## Given task
Render the material again word for word, skipping the pictures in it.
========================
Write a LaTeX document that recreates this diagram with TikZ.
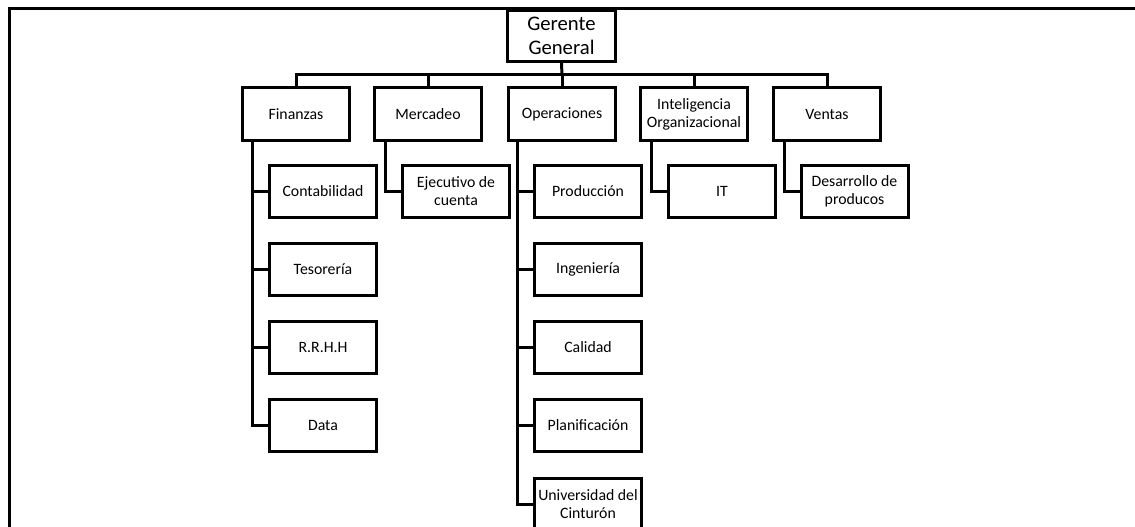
\documentclass[tikz,border=0pt]{standalone}
\usepackage{fontspec}
\setmainfont{Carlito}
\begin{document}
\begin{tikzpicture}[x=1pt,y=-1pt,
  box/.style={draw=black,line width=3pt,minimum width=107pt,minimum height=52pt,inner sep=1pt,align=center,font=\fontsize{15.8}{18}\selectfont},
  topbox/.style={box,minimum width=108pt,minimum height=51pt,font=\fontsize{20.7}{24.5}\selectfont},
  conn/.style={line width=3pt,line join=miter}]
\clip (0,0) rectangle (1135,527);
\fill[white] (0,0) rectangle (1135,527);
\draw[line width=3.6pt,line join=miter] (1145,8.7) -- (9.5,8.7) -- (9.5,540);
% top
\node[topbox] (gg) at (561.5,36) {Gerente\\General};
\coordinate (bus) at (562,75);
% level 1
\node[box,minimum height=53pt] (fin) at (296,114) {Finanzas};
\node[box,minimum height=53pt] (mer) at (428,114) {Mercadeo};
\node[box,minimum height=53pt] (ope) at (562,114) {Operaciones};
\node[box,minimum height=53pt] (int) at (694,114) {Inteligencia\\Organizacional};
\node[box,minimum height=53pt] (ven) at (827,114) {Ventas};
% children
\node[box] (con) at (323,191.5) {Contabilidad};
\node[box] (tes) at (323,269.5) {Tesorería};
\node[box] (rrh) at (323,347) {R.R.H.H};
\node[box] (dat) at (323,425.5) {Data};
\node[box] (eje) at (456,191.5) {Ejecutivo de\\cuenta};
\node[box] (pro) at (588,191.5) {Producción};
\node[box] (ing) at (588,269.5) {Ingeniería};
\node[box] (cal) at (588,347) {Calidad};
\node[box] (pla) at (588,425.5) {Planificación};
\node[box] (uni) at (588,504) {Universidad del\\Cinturón};
\node[box] (it) at (722,191.5) {IT};
\node[box] (des) at (854.5,191.5) {Desarrollo de\\producos};
% connectors top
\draw[conn] (gg.south) -- (bus);
\draw[conn] (fin.north) |- (bus);
\draw[conn] (ven.north) |- (bus);
\draw[conn] (mer.north) -- (mer.north |- bus);
\draw[conn] (ope.north) -- (ope.north |- bus);
\draw[conn] (int.north) -- (int.north |- bus);
% connectors children
\foreach \c in {con,tes,rrh,dat} \draw[conn] ([xshift=11pt]fin.south west) |- (\c.west);
\draw[conn] ([xshift=12pt]mer.south west) |- (eje.west);
\foreach \c in {pro,ing,cal,pla,uni} \draw[conn] ([xshift=10.5pt]ope.south west) |- (\c.west);
\draw[conn] ([xshift=12pt]int.south west) |- (it.west);
\draw[conn] ([xshift=12pt]ven.south west) |- (des.west);
\end{tikzpicture}
\end{document}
========================
## Written response
Write a LaTeX document that recreates this diagram with TikZ.
\documentclass[tikz,border=0pt]{standalone}
\usepackage{fontspec}
\setmainfont{Carlito}
\begin{document}
\begin{tikzpicture}[x=1pt,y=-1pt,
  box/.style={draw=black,line width=3pt,minimum width=107pt,minimum height=52pt,inner sep=1pt,align=center,font=\fontsize{15.8}{18}\selectfont},
  topbox/.style={box,minimum width=108pt,minimum height=51pt,font=\fontsize{20.7}{24.5}\selectfont},
  conn/.style={line width=3pt,line join=miter}]
\clip (0,0) rectangle (1135,527);
\fill[white] (0,0) rectangle (1135,527);
\draw[line width=3.6pt,line join=miter] (1145,8.7) -- (9.5,8.7) -- (9.5,540);
% top
\node[topbox] (gg) at (561.5,36) {Gerente\\General};
\coordinate (bus) at (562,75);
% level 1
\node[box,minimum height=53pt] (fin) at (296,114) {Finanzas};
\node[box,minimum height=53pt] (mer) at (428,114) {Mercadeo};
\node[box,minimum height=53pt] (ope) at (562,114) {Operaciones};
\node[box,minimum height=53pt] (int) at (694,114) {Inteligencia\\Organizacional};
\node[box,minimum height=53pt] (ven) at (827,114) {Ventas};
% children
\node[box] (con) at (323,191.5) {Contabilidad};
\node[box] (tes) at (323,269.5) {Tesorería};
\node[box] (rrh) at (323,347) {R.R.H.H};
\node[box] (dat) at (323,425.5) {Data};
\node[box] (eje) at (456,191.5) {Ejecutivo de\\cuenta};
\node[box] (pro) at (588,191.5) {Producción};
\node[box] (ing) at (588,269.5) {Ingeniería};
\node[box] (cal) at (588,347) {Calidad};
\node[box] (pla) at (588,425.5) {Planificación};
\node[box] (uni) at (588,504) {Universidad del\\Cinturón};
\node[box] (it) at (722,191.5) {IT};
\node[box] (des) at (854.5,191.5) {Desarrollo de\\producos};
% connectors top
\draw[conn] (gg.south) -- (bus);
\draw[conn] (fin.north) |- (bus);
\draw[conn] (ven.north) |- (bus);
\draw[conn] (mer.north) -- (mer.north |- bus);
\draw[conn] (ope.north) -- (ope.north |- bus);
\draw[conn] (int.north) -- (int.north |- bus);
% connectors children
\foreach \c in {con,tes,rrh,dat} \draw[conn] ([xshift=11pt]fin.south west) |- (\c.west);
\draw[conn] ([xshift=12pt]mer.south west) |- (eje.west);
\foreach \c in {pro,ing,cal,pla,uni} \draw[conn] ([xshift=10.5pt]ope.south west) |- (\c.west);
\draw[conn] ([xshift=12pt]int.south west) |- (it.west);
\draw[conn] ([xshift=12pt]ven.south west) |- (des.west);
\end{tikzpicture}
\end{document}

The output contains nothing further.